Instructions for the task —
Output all the material that follows, exactly as given.

Provided material —

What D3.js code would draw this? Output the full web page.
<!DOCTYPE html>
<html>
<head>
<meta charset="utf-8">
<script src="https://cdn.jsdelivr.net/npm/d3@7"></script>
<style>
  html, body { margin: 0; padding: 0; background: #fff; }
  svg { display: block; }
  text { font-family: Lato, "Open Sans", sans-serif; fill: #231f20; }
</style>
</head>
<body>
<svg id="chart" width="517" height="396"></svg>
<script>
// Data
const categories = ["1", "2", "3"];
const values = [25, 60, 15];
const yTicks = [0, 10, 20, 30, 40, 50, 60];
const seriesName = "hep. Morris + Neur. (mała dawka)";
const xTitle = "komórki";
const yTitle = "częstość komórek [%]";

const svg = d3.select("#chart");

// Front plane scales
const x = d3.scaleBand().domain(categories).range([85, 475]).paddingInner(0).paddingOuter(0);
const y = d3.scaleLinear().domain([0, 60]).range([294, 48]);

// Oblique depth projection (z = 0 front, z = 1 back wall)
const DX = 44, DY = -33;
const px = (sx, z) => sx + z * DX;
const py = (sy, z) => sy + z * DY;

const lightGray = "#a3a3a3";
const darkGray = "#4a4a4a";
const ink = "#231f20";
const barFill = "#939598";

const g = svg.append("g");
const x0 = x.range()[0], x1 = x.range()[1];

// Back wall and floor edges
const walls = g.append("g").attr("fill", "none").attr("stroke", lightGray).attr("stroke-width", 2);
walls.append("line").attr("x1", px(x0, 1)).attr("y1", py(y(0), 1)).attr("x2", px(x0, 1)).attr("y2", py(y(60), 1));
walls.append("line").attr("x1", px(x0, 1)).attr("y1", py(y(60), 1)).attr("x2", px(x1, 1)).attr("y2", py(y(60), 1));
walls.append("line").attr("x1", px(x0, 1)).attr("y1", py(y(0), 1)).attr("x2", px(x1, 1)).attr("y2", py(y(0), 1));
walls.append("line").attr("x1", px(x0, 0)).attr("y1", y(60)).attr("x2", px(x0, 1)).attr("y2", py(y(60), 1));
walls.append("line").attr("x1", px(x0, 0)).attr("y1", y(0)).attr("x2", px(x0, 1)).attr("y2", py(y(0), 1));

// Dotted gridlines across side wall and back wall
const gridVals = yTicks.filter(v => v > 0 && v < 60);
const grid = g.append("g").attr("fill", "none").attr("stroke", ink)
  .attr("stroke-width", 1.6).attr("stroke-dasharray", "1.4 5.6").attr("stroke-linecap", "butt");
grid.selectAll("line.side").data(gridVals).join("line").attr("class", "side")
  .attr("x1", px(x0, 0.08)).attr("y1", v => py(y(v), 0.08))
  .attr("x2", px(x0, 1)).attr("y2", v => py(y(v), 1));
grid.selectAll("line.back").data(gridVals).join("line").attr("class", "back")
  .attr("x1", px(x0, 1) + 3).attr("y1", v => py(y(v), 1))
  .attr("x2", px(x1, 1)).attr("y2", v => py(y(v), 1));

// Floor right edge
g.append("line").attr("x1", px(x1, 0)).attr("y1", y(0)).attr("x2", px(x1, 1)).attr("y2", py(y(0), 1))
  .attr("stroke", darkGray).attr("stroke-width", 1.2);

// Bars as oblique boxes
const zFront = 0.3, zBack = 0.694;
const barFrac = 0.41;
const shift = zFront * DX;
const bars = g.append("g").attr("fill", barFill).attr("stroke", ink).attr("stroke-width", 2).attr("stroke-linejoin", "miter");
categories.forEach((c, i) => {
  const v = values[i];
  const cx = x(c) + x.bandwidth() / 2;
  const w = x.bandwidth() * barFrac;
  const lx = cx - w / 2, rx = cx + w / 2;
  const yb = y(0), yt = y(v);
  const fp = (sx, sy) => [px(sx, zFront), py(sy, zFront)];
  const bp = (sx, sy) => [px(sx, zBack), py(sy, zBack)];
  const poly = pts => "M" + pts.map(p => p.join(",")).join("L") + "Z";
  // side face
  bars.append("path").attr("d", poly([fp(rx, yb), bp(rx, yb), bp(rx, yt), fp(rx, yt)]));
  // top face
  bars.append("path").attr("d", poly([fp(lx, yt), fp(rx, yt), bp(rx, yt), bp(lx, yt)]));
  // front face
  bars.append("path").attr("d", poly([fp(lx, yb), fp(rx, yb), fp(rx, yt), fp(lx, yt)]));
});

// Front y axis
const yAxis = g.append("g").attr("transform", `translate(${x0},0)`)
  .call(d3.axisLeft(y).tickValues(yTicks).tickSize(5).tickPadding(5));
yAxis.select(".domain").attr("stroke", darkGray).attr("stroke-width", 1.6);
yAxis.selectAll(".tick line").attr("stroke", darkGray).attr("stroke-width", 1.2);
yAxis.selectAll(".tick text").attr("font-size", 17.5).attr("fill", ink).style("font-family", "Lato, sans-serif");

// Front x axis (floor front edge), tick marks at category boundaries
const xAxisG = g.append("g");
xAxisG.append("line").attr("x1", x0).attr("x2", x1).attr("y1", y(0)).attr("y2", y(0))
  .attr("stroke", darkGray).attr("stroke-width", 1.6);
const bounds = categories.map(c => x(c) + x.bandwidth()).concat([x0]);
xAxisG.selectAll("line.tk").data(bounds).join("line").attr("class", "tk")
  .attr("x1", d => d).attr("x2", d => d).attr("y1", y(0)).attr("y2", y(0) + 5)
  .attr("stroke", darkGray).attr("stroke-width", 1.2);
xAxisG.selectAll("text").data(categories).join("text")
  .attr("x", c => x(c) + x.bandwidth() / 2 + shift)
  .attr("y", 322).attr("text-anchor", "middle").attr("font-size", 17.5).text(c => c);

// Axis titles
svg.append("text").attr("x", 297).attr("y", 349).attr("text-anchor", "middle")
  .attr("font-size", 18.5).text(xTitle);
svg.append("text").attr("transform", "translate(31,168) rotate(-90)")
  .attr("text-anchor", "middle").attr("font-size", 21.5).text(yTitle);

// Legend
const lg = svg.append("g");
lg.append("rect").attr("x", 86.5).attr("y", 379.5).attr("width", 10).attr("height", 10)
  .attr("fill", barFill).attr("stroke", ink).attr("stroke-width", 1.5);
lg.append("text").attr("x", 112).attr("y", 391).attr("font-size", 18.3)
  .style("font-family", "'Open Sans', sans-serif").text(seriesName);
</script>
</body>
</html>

Expected output —
What D3.js code would draw this? Output the full web page.
<!DOCTYPE html>
<html>
<head>
<meta charset="utf-8">
<script src="https://cdn.jsdelivr.net/npm/d3@7"></script>
<style>
  html, body { margin: 0; padding: 0; background: #fff; }
  svg { display: block; }
  text { font-family: Lato, "Open Sans", sans-serif; fill: #231f20; }
</style>
</head>
<body>
<svg id="chart" width="517" height="396"></svg>
<script>
// Data
const categories = ["1", "2", "3"];
const values = [25, 60, 15];
const yTicks = [0, 10, 20, 30, 40, 50, 60];
const seriesName = "hep. Morris + Neur. (mała dawka)";
const xTitle = "komórki";
const yTitle = "częstość komórek [%]";

const svg = d3.select("#chart");

// Front plane scales
const x = d3.scaleBand().domain(categories).range([85, 475]).paddingInner(0).paddingOuter(0);
const y = d3.scaleLinear().domain([0, 60]).range([294, 48]);

// Oblique depth projection (z = 0 front, z = 1 back wall)
const DX = 44, DY = -33;
const px = (sx, z) => sx + z * DX;
const py = (sy, z) => sy + z * DY;

const lightGray = "#a3a3a3";
const darkGray = "#4a4a4a";
const ink = "#231f20";
const barFill = "#939598";

const g = svg.append("g");
const x0 = x.range()[0], x1 = x.range()[1];

// Back wall and floor edges
const walls = g.append("g").attr("fill", "none").attr("stroke", lightGray).attr("stroke-width", 2);
walls.append("line").attr("x1", px(x0, 1)).attr("y1", py(y(0), 1)).attr("x2", px(x0, 1)).attr("y2", py(y(60), 1));
walls.append("line").attr("x1", px(x0, 1)).attr("y1", py(y(60), 1)).attr("x2", px(x1, 1)).attr("y2", py(y(60), 1));
walls.append("line").attr("x1", px(x0, 1)).attr("y1", py(y(0), 1)).attr("x2", px(x1, 1)).attr("y2", py(y(0), 1));
walls.append("line").attr("x1", px(x0, 0)).attr("y1", y(60)).attr("x2", px(x0, 1)).attr("y2", py(y(60), 1));
walls.append("line").attr("x1", px(x0, 0)).attr("y1", y(0)).attr("x2", px(x0, 1)).attr("y2", py(y(0), 1));

// Dotted gridlines across side wall and back wall
const gridVals = yTicks.filter(v => v > 0 && v < 60);
const grid = g.append("g").attr("fill", "none").attr("stroke", ink)
  .attr("stroke-width", 1.6).attr("stroke-dasharray", "1.4 5.6").attr("stroke-linecap", "butt");
grid.selectAll("line.side").data(gridVals).join("line").attr("class", "side")
  .attr("x1", px(x0, 0.08)).attr("y1", v => py(y(v), 0.08))
  .attr("x2", px(x0, 1)).attr("y2", v => py(y(v), 1));
grid.selectAll("line.back").data(gridVals).join("line").attr("class", "back")
  .attr("x1", px(x0, 1) + 3).attr("y1", v => py(y(v), 1))
  .attr("x2", px(x1, 1)).attr("y2", v => py(y(v), 1));

// Floor right edge
g.append("line").attr("x1", px(x1, 0)).attr("y1", y(0)).attr("x2", px(x1, 1)).attr("y2", py(y(0), 1))
  .attr("stroke", darkGray).attr("stroke-width", 1.2);

// Bars as oblique boxes
const zFront = 0.3, zBack = 0.694;
const barFrac = 0.41;
const shift = zFront * DX;
const bars = g.append("g").attr("fill", barFill).attr("stroke", ink).attr("stroke-width", 2).attr("stroke-linejoin", "miter");
categories.forEach((c, i) => {
  const v = values[i];
  const cx = x(c) + x.bandwidth() / 2;
  const w = x.bandwidth() * barFrac;
  const lx = cx - w / 2, rx = cx + w / 2;
  const yb = y(0), yt = y(v);
  const fp = (sx, sy) => [px(sx, zFront), py(sy, zFront)];
  const bp = (sx, sy) => [px(sx, zBack), py(sy, zBack)];
  const poly = pts => "M" + pts.map(p => p.join(",")).join("L") + "Z";
  // side face
  bars.append("path").attr("d", poly([fp(rx, yb), bp(rx, yb), bp(rx, yt), fp(rx, yt)]));
  // top face
  bars.append("path").attr("d", poly([fp(lx, yt), fp(rx, yt), bp(rx, yt), bp(lx, yt)]));
  // front face
  bars.append("path").attr("d", poly([fp(lx, yb), fp(rx, yb), fp(rx, yt), fp(lx, yt)]));
});

// Front y axis
const yAxis = g.append("g").attr("transform", `translate(${x0},0)`)
  .call(d3.axisLeft(y).tickValues(yTicks).tickSize(5).tickPadding(5));
yAxis.select(".domain").attr("stroke", darkGray).attr("stroke-width", 1.6);
yAxis.selectAll(".tick line").attr("stroke", darkGray).attr("stroke-width", 1.2);
yAxis.selectAll(".tick text").attr("font-size", 17.5).attr("fill", ink).style("font-family", "Lato, sans-serif");

// Front x axis (floor front edge), tick marks at category boundaries
const xAxisG = g.append("g");
xAxisG.append("line").attr("x1", x0).attr("x2", x1).attr("y1", y(0)).attr("y2", y(0))
  .attr("stroke", darkGray).attr("stroke-width", 1.6);
const bounds = categories.map(c => x(c) + x.bandwidth()).concat([x0]);
xAxisG.selectAll("line.tk").data(bounds).join("line").attr("class", "tk")
  .attr("x1", d => d).attr("x2", d => d).attr("y1", y(0)).attr("y2", y(0) + 5)
  .attr("stroke", darkGray).attr("stroke-width", 1.2);
xAxisG.selectAll("text").data(categories).join("text")
  .attr("x", c => x(c) + x.bandwidth() / 2 + shift)
  .attr("y", 322).attr("text-anchor", "middle").attr("font-size", 17.5).text(c => c);

// Axis titles
svg.append("text").attr("x", 297).attr("y", 349).attr("text-anchor", "middle")
  .attr("font-size", 18.5).text(xTitle);
svg.append("text").attr("transform", "translate(31,168) rotate(-90)")
  .attr("text-anchor", "middle").attr("font-size", 21.5).text(yTitle);

// Legend
const lg = svg.append("g");
lg.append("rect").attr("x", 86.5).attr("y", 379.5).attr("width", 10).attr("height", 10)
  .attr("fill", barFill).attr("stroke", ink).attr("stroke-width", 1.5);
lg.append("text").attr("x", 112).attr("y", 391).attr("font-size", 18.3)
  .style("font-family", "'Open Sans', sans-serif").text(seriesName);
</script>
</body>
</html>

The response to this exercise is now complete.